If you can connect your poem to something said by anyone who came before you on stage, by all means, do it. It shows you came to listen. It reminds the audience of something they just heard. It helps tie the night together (which is really the host’s job, but anything you can do to help will be hugely appreciated.)
Take care not to pander to the bartenders or baristas. No Oscar speeches. And for the love of Apollo, no dedications—unless it’s a clever (but not obsequious) inside joke for the host and the regulars.

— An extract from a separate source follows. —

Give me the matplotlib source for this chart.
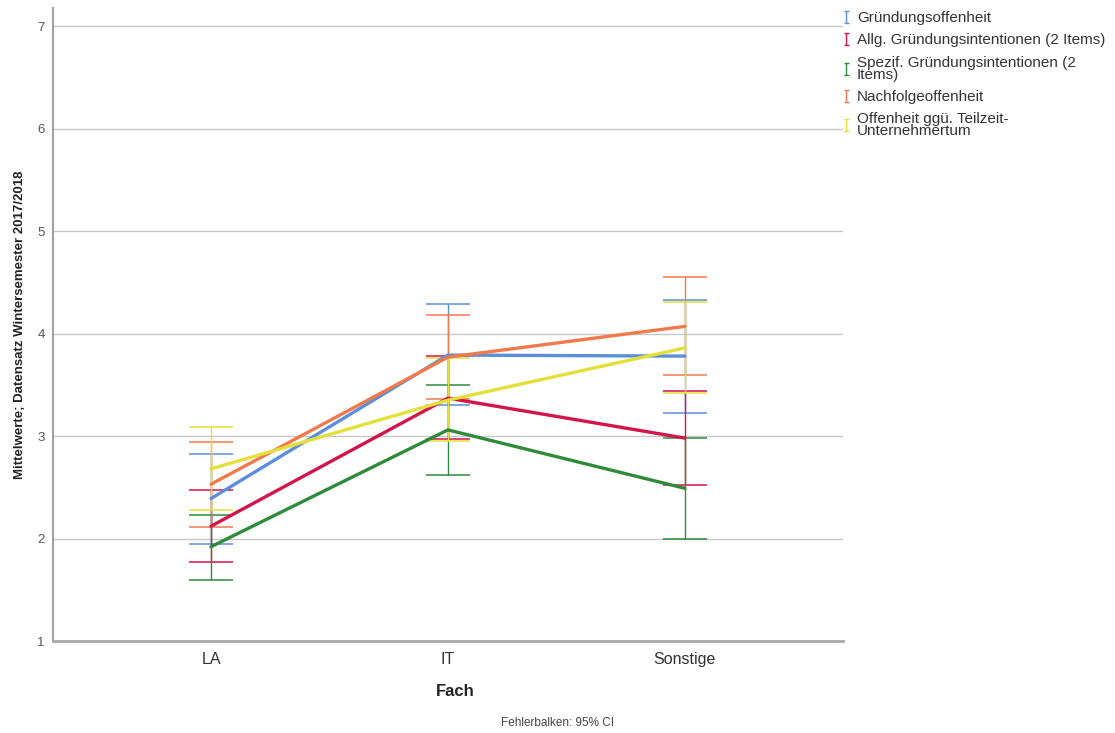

Be positive, poets, and be real. Real as plastic folding chairs, noisy milk frothers, pool tables, and bad waitresses. Because that’s what your audience is contending with in their struggle to hear you.
Consider the Cold Start
My favorite fellow open mic poet favors the cold start, and I’ll admit I’m a huge fan.
It goes like this:
He walks up the the mic and makes some kind of small motion—scratches his head, tugs at his shirt hem, fumbles just enough to give the audience time to notice and wonder whether he’s going to crack. We fear for him…just a little.
And then he just launches right into the first line—strong voice, strong pacing. Doesn’t even tell us the title. We keep up or we get left behind. And audiences, they like a chase.
No, it doesn’t work for every poem. But it can be incredibly effective for one that can stand on its own.
So Give It a Shot, Poets…
Trust your poems and your poetic voice. Stop apologizing or asking for favors.
You wrote it. We came to hear it. What you say before you say it makes a difference.
Give us everything we need, but make damn sure to stay out of your own way.